Goal of the exercise → Reproduce the material word for word; the images stay out.
— START OF Source excerpt —
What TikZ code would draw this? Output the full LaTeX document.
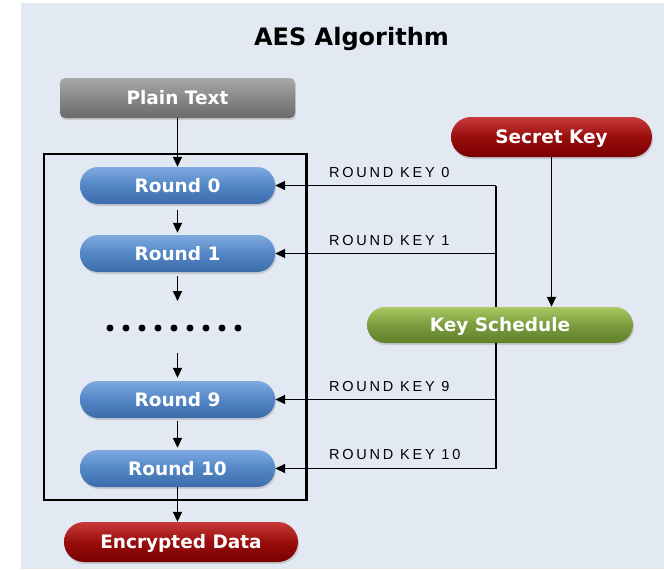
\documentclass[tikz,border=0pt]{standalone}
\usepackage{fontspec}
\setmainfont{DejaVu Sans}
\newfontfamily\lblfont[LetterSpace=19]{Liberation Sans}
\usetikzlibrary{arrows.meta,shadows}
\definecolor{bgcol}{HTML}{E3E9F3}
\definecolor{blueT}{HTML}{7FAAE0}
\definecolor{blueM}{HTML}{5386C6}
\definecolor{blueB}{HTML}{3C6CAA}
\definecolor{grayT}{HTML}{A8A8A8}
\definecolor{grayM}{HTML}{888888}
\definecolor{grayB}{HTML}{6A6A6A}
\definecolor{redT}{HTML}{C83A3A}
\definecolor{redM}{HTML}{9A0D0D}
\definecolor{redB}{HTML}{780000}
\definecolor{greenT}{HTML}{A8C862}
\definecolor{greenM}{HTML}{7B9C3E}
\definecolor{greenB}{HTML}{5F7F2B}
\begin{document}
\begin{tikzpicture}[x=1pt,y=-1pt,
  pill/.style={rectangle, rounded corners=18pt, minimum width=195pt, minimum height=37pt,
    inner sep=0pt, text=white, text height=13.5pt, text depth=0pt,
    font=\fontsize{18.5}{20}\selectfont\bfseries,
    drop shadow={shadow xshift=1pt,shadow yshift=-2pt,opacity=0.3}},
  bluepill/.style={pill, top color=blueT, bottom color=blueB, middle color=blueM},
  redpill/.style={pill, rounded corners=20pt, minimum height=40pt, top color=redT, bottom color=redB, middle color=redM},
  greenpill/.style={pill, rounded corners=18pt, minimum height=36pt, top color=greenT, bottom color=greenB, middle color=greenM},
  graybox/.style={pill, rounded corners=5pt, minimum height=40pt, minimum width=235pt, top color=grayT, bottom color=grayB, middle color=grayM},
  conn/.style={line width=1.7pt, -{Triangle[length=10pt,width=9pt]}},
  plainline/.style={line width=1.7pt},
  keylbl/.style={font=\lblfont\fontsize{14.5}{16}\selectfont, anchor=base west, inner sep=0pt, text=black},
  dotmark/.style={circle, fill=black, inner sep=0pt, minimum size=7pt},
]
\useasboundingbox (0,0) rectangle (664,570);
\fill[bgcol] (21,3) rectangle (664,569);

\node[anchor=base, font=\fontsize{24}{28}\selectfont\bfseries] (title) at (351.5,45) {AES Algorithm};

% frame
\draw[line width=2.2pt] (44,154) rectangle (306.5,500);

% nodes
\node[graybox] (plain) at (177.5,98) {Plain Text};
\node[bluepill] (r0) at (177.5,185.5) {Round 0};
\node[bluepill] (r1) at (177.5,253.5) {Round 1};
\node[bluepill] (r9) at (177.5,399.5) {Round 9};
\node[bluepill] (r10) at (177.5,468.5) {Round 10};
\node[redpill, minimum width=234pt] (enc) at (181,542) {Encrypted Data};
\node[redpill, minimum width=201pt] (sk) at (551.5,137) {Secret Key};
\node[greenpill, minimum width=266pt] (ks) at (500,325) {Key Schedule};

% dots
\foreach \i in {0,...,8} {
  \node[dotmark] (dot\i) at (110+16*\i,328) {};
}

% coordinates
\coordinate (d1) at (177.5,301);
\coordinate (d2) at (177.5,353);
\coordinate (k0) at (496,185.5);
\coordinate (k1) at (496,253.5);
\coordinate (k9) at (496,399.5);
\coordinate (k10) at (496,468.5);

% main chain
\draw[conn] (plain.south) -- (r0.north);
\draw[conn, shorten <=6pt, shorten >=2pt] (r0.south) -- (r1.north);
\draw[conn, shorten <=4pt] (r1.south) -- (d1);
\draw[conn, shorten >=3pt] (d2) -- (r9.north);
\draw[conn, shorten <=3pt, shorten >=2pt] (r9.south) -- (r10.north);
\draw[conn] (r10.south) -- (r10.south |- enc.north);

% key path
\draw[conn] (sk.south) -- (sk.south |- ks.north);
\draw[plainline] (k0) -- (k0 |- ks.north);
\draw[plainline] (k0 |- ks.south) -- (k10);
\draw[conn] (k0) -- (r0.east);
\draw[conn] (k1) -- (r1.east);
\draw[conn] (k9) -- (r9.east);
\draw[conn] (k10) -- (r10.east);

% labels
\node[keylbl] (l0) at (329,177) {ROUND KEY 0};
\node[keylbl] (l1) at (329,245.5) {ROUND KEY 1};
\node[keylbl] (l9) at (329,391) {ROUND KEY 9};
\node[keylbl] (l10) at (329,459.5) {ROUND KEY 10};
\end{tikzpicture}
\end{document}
— END OF Source excerpt —
Task solution →
What TikZ code would draw this? Output the full LaTeX document.
\documentclass[tikz,border=0pt]{standalone}
\usepackage{fontspec}
\setmainfont{DejaVu Sans}
\newfontfamily\lblfont[LetterSpace=19]{Liberation Sans}
\usetikzlibrary{arrows.meta,shadows}
\definecolor{bgcol}{HTML}{E3E9F3}
\definecolor{blueT}{HTML}{7FAAE0}
\definecolor{blueM}{HTML}{5386C6}
\definecolor{blueB}{HTML}{3C6CAA}
\definecolor{grayT}{HTML}{A8A8A8}
\definecolor{grayM}{HTML}{888888}
\definecolor{grayB}{HTML}{6A6A6A}
\definecolor{redT}{HTML}{C83A3A}
\definecolor{redM}{HTML}{9A0D0D}
\definecolor{redB}{HTML}{780000}
\definecolor{greenT}{HTML}{A8C862}
\definecolor{greenM}{HTML}{7B9C3E}
\definecolor{greenB}{HTML}{5F7F2B}
\begin{document}
\begin{tikzpicture}[x=1pt,y=-1pt,
  pill/.style={rectangle, rounded corners=18pt, minimum width=195pt, minimum height=37pt,
    inner sep=0pt, text=white, text height=13.5pt, text depth=0pt,
    font=\fontsize{18.5}{20}\selectfont\bfseries,
    drop shadow={shadow xshift=1pt,shadow yshift=-2pt,opacity=0.3}},
  bluepill/.style={pill, top color=blueT, bottom color=blueB, middle color=blueM},
  redpill/.style={pill, rounded corners=20pt, minimum height=40pt, top color=redT, bottom color=redB, middle color=redM},
  greenpill/.style={pill, rounded corners=18pt, minimum height=36pt, top color=greenT, bottom color=greenB, middle color=greenM},
  graybox/.style={pill, rounded corners=5pt, minimum height=40pt, minimum width=235pt, top color=grayT, bottom color=grayB, middle color=grayM},
  conn/.style={line width=1.7pt, -{Triangle[length=10pt,width=9pt]}},
  plainline/.style={line width=1.7pt},
  keylbl/.style={font=\lblfont\fontsize{14.5}{16}\selectfont, anchor=base west, inner sep=0pt, text=black},
  dotmark/.style={circle, fill=black, inner sep=0pt, minimum size=7pt},
]
\useasboundingbox (0,0) rectangle (664,570);
\fill[bgcol] (21,3) rectangle (664,569);

\node[anchor=base, font=\fontsize{24}{28}\selectfont\bfseries] (title) at (351.5,45) {AES Algorithm};

% frame
\draw[line width=2.2pt] (44,154) rectangle (306.5,500);

% nodes
\node[graybox] (plain) at (177.5,98) {Plain Text};
\node[bluepill] (r0) at (177.5,185.5) {Round 0};
\node[bluepill] (r1) at (177.5,253.5) {Round 1};
\node[bluepill] (r9) at (177.5,399.5) {Round 9};
\node[bluepill] (r10) at (177.5,468.5) {Round 10};
\node[redpill, minimum width=234pt] (enc) at (181,542) {Encrypted Data};
\node[redpill, minimum width=201pt] (sk) at (551.5,137) {Secret Key};
\node[greenpill, minimum width=266pt] (ks) at (500,325) {Key Schedule};

% dots
\foreach \i in {0,...,8} {
  \node[dotmark] (dot\i) at (110+16*\i,328) {};
}

% coordinates
\coordinate (d1) at (177.5,301);
\coordinate (d2) at (177.5,353);
\coordinate (k0) at (496,185.5);
\coordinate (k1) at (496,253.5);
\coordinate (k9) at (496,399.5);
\coordinate (k10) at (496,468.5);

% main chain
\draw[conn] (plain.south) -- (r0.north);
\draw[conn, shorten <=6pt, shorten >=2pt] (r0.south) -- (r1.north);
\draw[conn, shorten <=4pt] (r1.south) -- (d1);
\draw[conn, shorten >=3pt] (d2) -- (r9.north);
\draw[conn, shorten <=3pt, shorten >=2pt] (r9.south) -- (r10.north);
\draw[conn] (r10.south) -- (r10.south |- enc.north);

% key path
\draw[conn] (sk.south) -- (sk.south |- ks.north);
\draw[plainline] (k0) -- (k0 |- ks.north);
\draw[plainline] (k0 |- ks.south) -- (k10);
\draw[conn] (k0) -- (r0.east);
\draw[conn] (k1) -- (r1.east);
\draw[conn] (k9) -- (r9.east);
\draw[conn] (k10) -- (r10.east);

% labels
\node[keylbl] (l0) at (329,177) {ROUND KEY 0};
\node[keylbl] (l1) at (329,245.5) {ROUND KEY 1};
\node[keylbl] (l9) at (329,391) {ROUND KEY 9};
\node[keylbl] (l10) at (329,459.5) {ROUND KEY 10};
\end{tikzpicture}
\end{document}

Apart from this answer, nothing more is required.